Correlation between solvated reorganization overpotential (|λ_ο/F|) and the electrochemical Thiele Modulus (incorporating the diffusion coefficient, electron rate constant, and hydrodynamic radius) for (A) BTMAP-Fc and (B) BTMAP-Vi with various counterions in acidic and neutral electrolytes.

Conclusions

The choice of supporting electrolyte greatly influences the transport and kinetic properties in the anolyte and catholyte of an RFB. In this work, we develop a nonheuristic method to select aqueous supporting electrolyte compositions (pH and counterion) for organic redox actives using the solvent reorganization energy (${\lambda }_{\text{o}}$) from M-H kinetic theory as a universal descriptor. Overall, solvent reorganizational energy and hence the electrolyte contribution to the overpotential (i.e., solvation overpotential |λ_o/F|) are found to be inversely correlated with the natural logarithm of the square of the electrochemical Thiele modulus [${\left(h_t\right)}^2=\frac{k{r}_{hyd}}{D}$)]. Based on our analysis, we conclude the following:

• 1)Effectiveness factor ${\eta }_{eff}\to 1$ for both the BTMAP-Fc and BTMAP-Vi redox couples indicates that electrolyte flowrate or optimization for better mass transport would result in minimal ORFB performance improvements.
• 2)Given the exceptionally high first electron transfer rate constants, even on GC, the introduction of catalysts at the ORFB electrodes is not necessary.
• 3)Both redox couples exhibit outer-sphere electron transfer mechanisms.
• 4)Barring possible side reactions, we recommend the use of low-pH or CH₃SO₃H- or HCl-supported electrolytes to improve the energy efficiency of the BTMAP-Fc/BTMAP-Vi ORFB.

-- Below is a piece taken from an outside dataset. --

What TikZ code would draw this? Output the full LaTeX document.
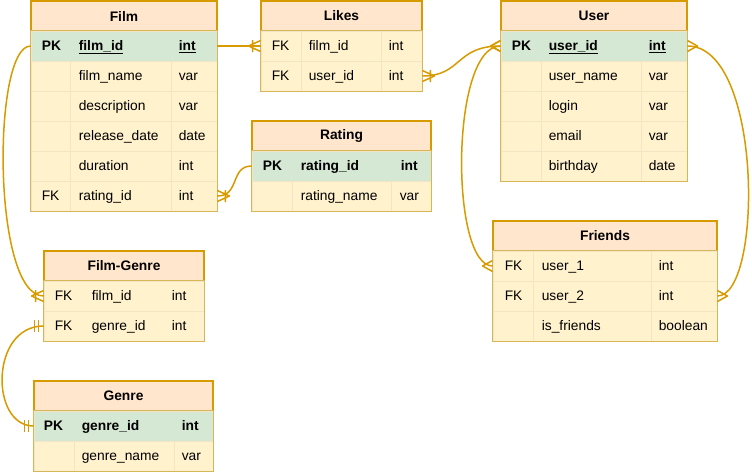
\documentclass[tikz,border=0pt]{standalone}
\usepackage{fontspec}
\setmainfont{Liberation Sans}[Scale=1.38]
\usetikzlibrary{arrows.meta, calc}
\definecolor{titlefill}{HTML}{FFE6CC}
\definecolor{titledraw}{HTML}{D79B00}
\definecolor{pkfill}{HTML}{D5E8D4}
\definecolor{rowfill}{HTML}{FFF2CC}
\definecolor{rowdraw}{HTML}{D6B656}
\definecolor{linkcolor}{HTML}{D79B00}
% crow's foot ends
\pgfdeclarearrow{
  name=ERmany,
  setup code={\pgfarrowssettipend{0pt}\pgfarrowssetlineend{0pt}\pgfarrowssetbackend{-10pt}},
  drawing code={\pgfsetroundjoin
    \pgfpathmoveto{\pgfpoint{0pt}{5.5pt}}
    \pgfpathlineto{\pgfpoint{-10pt}{0pt}}
    \pgfpathlineto{\pgfpoint{0pt}{-5.5pt}}
    \pgfusepathqstroke},
  defaults={}
}
\pgfdeclarearrow{
  name=ERoneMany,
  setup code={\pgfarrowssettipend{0pt}\pgfarrowssetlineend{0pt}\pgfarrowssetbackend{-12pt}},
  drawing code={\pgfsetroundjoin
    \pgfpathmoveto{\pgfpoint{0pt}{5.5pt}}
    \pgfpathlineto{\pgfpoint{-12pt}{0pt}}
    \pgfpathlineto{\pgfpoint{0pt}{-5.5pt}}
    \pgfpathmoveto{\pgfpoint{-8pt}{6pt}}
    \pgfpathlineto{\pgfpoint{-8pt}{-6pt}}
    \pgfusepathqstroke},
  defaults={}
}
\pgfdeclarearrow{
  name=ERmandOne,
  setup code={\pgfarrowssettipend{0pt}\pgfarrowssetlineend{0pt}\pgfarrowssetbackend{-10pt}},
  drawing code={
    \pgfpathmoveto{\pgfpoint{-5pt}{6pt}}
    \pgfpathlineto{\pgfpoint{-5pt}{-6pt}}
    \pgfpathmoveto{\pgfpoint{-9pt}{6pt}}
    \pgfpathlineto{\pgfpoint{-9pt}{-6pt}}
    \pgfusepathqstroke},
  defaults={}
}
\tikzset{
title/.style={rectangle, fill=titlefill, draw=titledraw, line width=1.5pt, minimum height=30, inner sep=0, font=\bfseries},
row/.style={rectangle, fill=rowfill, draw=rowdraw!35, line width=0.8pt, minimum height=30, inner sep=0},
pkrow/.style={row, fill=pkfill},
frame/.style={draw=rowdraw, line width=1.5pt},
divider/.style={draw=rowdraw!35, line width=0.8pt},
cell/.style={anchor=west, inner sep=0, text height=9pt, text depth=0pt},
link/.style={draw=linkcolor, line width=1.5pt}
}
\begin{document}
\begin{tikzpicture}[x=1pt, y=-1pt]
\useasboundingbox (0,0) rectangle (752,472);

%Film
\node[title, minimum width=186] (film) at (124,16) {Film};
\node[pkrow, minimum width=186] (film-1) at (124,46) {};
\node[cell, font=\bfseries] (film-k1) at ([xshift=11]film-1.west) {PK};
\node[cell, font=\bfseries] (film-n1) at ([xshift=48]film-1.west) {\underline{film\_id}};
\node[cell, font=\bfseries] (film-t1) at ([xshift=148]film-1.west) {\underline{int}};
\foreach \k/\n/\t [count=\i from 2] in {/film\_name/var, /description/var, /release\_date/date, /duration/int, FK/rating\_id/int} {
  \node[row, minimum width=186] (film-\i) at (124,16+30*\i) {};
  \node[cell] (film-k\i) at ([xshift=11]film-\i.west) {\k};
  \node[cell] (film-n\i) at ([xshift=48]film-\i.west) {\n};
  \node[cell] (film-t\i) at ([xshift=148]film-\i.west) {\t};
}
\draw[divider] ([xshift=40]film-2.north west) -- ([xshift=40]film-6.south west);
\draw[divider] ([xshift=141]film-2.north west) -- ([xshift=141]film-6.south west);
\draw[frame] (film-1.north west) rectangle (film-6.south east);

%Likes
\node[title, minimum width=161] (likes) at (341.5,16) {Likes};
\foreach \k/\n/\t [count=\i] in {FK/film\_id/int, FK/user\_id/int} {
  \node[row, minimum width=161] (likes-\i) at (341.5,16+30*\i) {};
  \node[cell] (likes-k\i) at ([xshift=11]likes-\i.west) {\k};
  \node[cell] (likes-n\i) at ([xshift=48]likes-\i.west) {\n};
  \node[cell] (likes-t\i) at ([xshift=128]likes-\i.west) {\t};
}
\draw[divider] ([xshift=41]likes-1.north west) -- ([xshift=41]likes-2.south west);
\draw[divider] ([xshift=121]likes-1.north west) -- ([xshift=121]likes-2.south west);
\draw[frame] (likes-1.north west) rectangle (likes-2.south east);

%Rating
\node[title, minimum width=179] (rating) at (341.5,136) {Rating};
\node[pkrow, minimum width=179] (rating-1) at (341.5,166) {};
\node[cell, font=\bfseries] (rating-k1) at ([xshift=11]rating-1.west) {PK};
\node[cell, font=\bfseries] (rating-n1) at ([xshift=49]rating-1.west) {rating\_id};
\node[cell, font=\bfseries] (rating-t1) at ([xshift=149]rating-1.west) {int};
\node[row, minimum width=179] (rating-2) at (341.5,196) {};
\node[cell] (rating-n2) at ([xshift=49]rating-2.west) {rating\_name};
\node[cell] (rating-t2) at ([xshift=148]rating-2.west) {var};
\draw[divider] ([xshift=41]rating-2.north west) -- ([xshift=41]rating-2.south west);
\draw[divider] ([xshift=140]rating-2.north west) -- ([xshift=140]rating-2.south west);
\draw[frame] (rating-1.north west) rectangle (rating-2.south east);

%User
\node[title, minimum width=186] (user) at (594,16) {User};
\node[pkrow, minimum width=186] (user-1) at (594,46) {};
\node[cell, font=\bfseries] (user-k1) at ([xshift=11]user-1.west) {PK};
\node[cell, font=\bfseries] (user-n1) at ([xshift=48]user-1.west) {\underline{user\_id}};
\node[cell, font=\bfseries] (user-t1) at ([xshift=148]user-1.west) {\underline{int}};
\foreach \n/\t [count=\i from 2] in {user\_name/var, login/var, email/var, birthday/date} {
  \node[row, minimum width=186] (user-\i) at (594,16+30*\i) {};
  \node[cell] (user-n\i) at ([xshift=48]user-\i.west) {\n};
  \node[cell] (user-t\i) at ([xshift=148]user-\i.west) {\t};
}
\draw[divider] ([xshift=41]user-2.north west) -- ([xshift=41]user-5.south west);
\draw[divider] ([xshift=141]user-2.north west) -- ([xshift=141]user-5.south west);
\draw[frame] (user-1.north west) rectangle (user-5.south east);

%Friends
\node[title, minimum width=224] (friends) at (605,236) {Friends};
\foreach \k/\n/\t [count=\i] in {FK/user\_1/int, FK/user\_2/int, /is\_friends/boolean} {
  \node[row, minimum width=224] (friends-\i) at (605,236+30*\i) {};
  \node[cell] (friends-k\i) at ([xshift=12]friends-\i.west) {\k};
  \node[cell] (friends-n\i) at ([xshift=49]friends-\i.west) {\n};
  \node[cell] (friends-t\i) at ([xshift=166]friends-\i.west) {\t};
}
\draw[divider] ([xshift=41]friends-1.north west) -- ([xshift=41]friends-3.south west);
\draw[divider] ([xshift=159]friends-1.north west) -- ([xshift=159]friends-3.south west);
\draw[frame] (friends-1.north west) rectangle (friends-3.south east);

%Film-Genre
\node[title, minimum width=160] (filmgenre) at (124,266) {Film-Genre};
\foreach \k/\n/\t [count=\i] in {FK/film\_id/int, FK/genre\_id/int} {
  \node[row, minimum width=160] (filmgenre-\i) at (124,266+30*\i) {};
  \node[cell] (filmgenre-k\i) at ([xshift=11]filmgenre-\i.west) {\k};
  \node[cell] (filmgenre-n\i) at ([xshift=48]filmgenre-\i.west) {\n};
  \node[cell] (filmgenre-t\i) at ([xshift=128]filmgenre-\i.west) {\t};
}
\draw[frame] (filmgenre-1.north west) rectangle (filmgenre-2.south east);

%Genre
\node[title, minimum width=179] (genre) at (123.5,396) {Genre};
\node[pkrow, minimum width=179] (genre-1) at (123.5,426) {};
\node[cell, font=\bfseries] (genre-k1) at ([xshift=10]genre-1.west) {PK};
\node[cell, font=\bfseries] (genre-n1) at ([xshift=48]genre-1.west) {genre\_id};
\node[cell, font=\bfseries] (genre-t1) at ([xshift=148]genre-1.west) {int};
\node[row, minimum width=179] (genre-2) at (123.5,456) {};
\node[cell] (genre-n2) at ([xshift=48]genre-2.west) {genre\_name};
\node[cell] (genre-t2) at ([xshift=148]genre-2.west) {var};
\draw[divider] ([xshift=41]genre-2.north west) -- ([xshift=41]genre-2.south west);
\draw[divider] ([xshift=141]genre-2.north west) -- ([xshift=141]genre-2.south west);
\draw[frame] (genre-1.north west) rectangle (genre-2.south east);

%links
\draw[link, -ERoneMany] (film-1.east) -- (likes-1.west);
\draw[link, ERoneMany-ERmany] (likes-2.east) .. controls (462,76) and (455,46) .. (user-1.west);
\draw[link, -ERoneMany] (rating-1.west) .. controls (230,166) and (240,196) .. (film-6.east);
\draw[link, ERmany-ERmany] (user-1.west) .. controls (450,46) and (450,266) .. (friends-1.west);
\draw[link, ERmany-ERmany] (user-1.east) .. controls (763,46) and (763,296) .. (friends-2.east);
\draw[link, -ERoneMany] (film-1.west) .. controls (-8,46) and (-8,296) .. (filmgenre-1.west);
\draw[link, ERmandOne-ERmandOne] (filmgenre-2.west) .. controls (-10,326) and (-10,426) .. (genre-1.west);
\end{tikzpicture}
\end{document}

The key finding is that the solvation energies calculated from the Born equation fit into our electrochemical Thiele modulus framework. This has the great advantage of allowing for the initial high-throughput screening of electrolyte candidates with minimal experimentation.

Data Availability

All study data are included in the article and/or SI Appendix.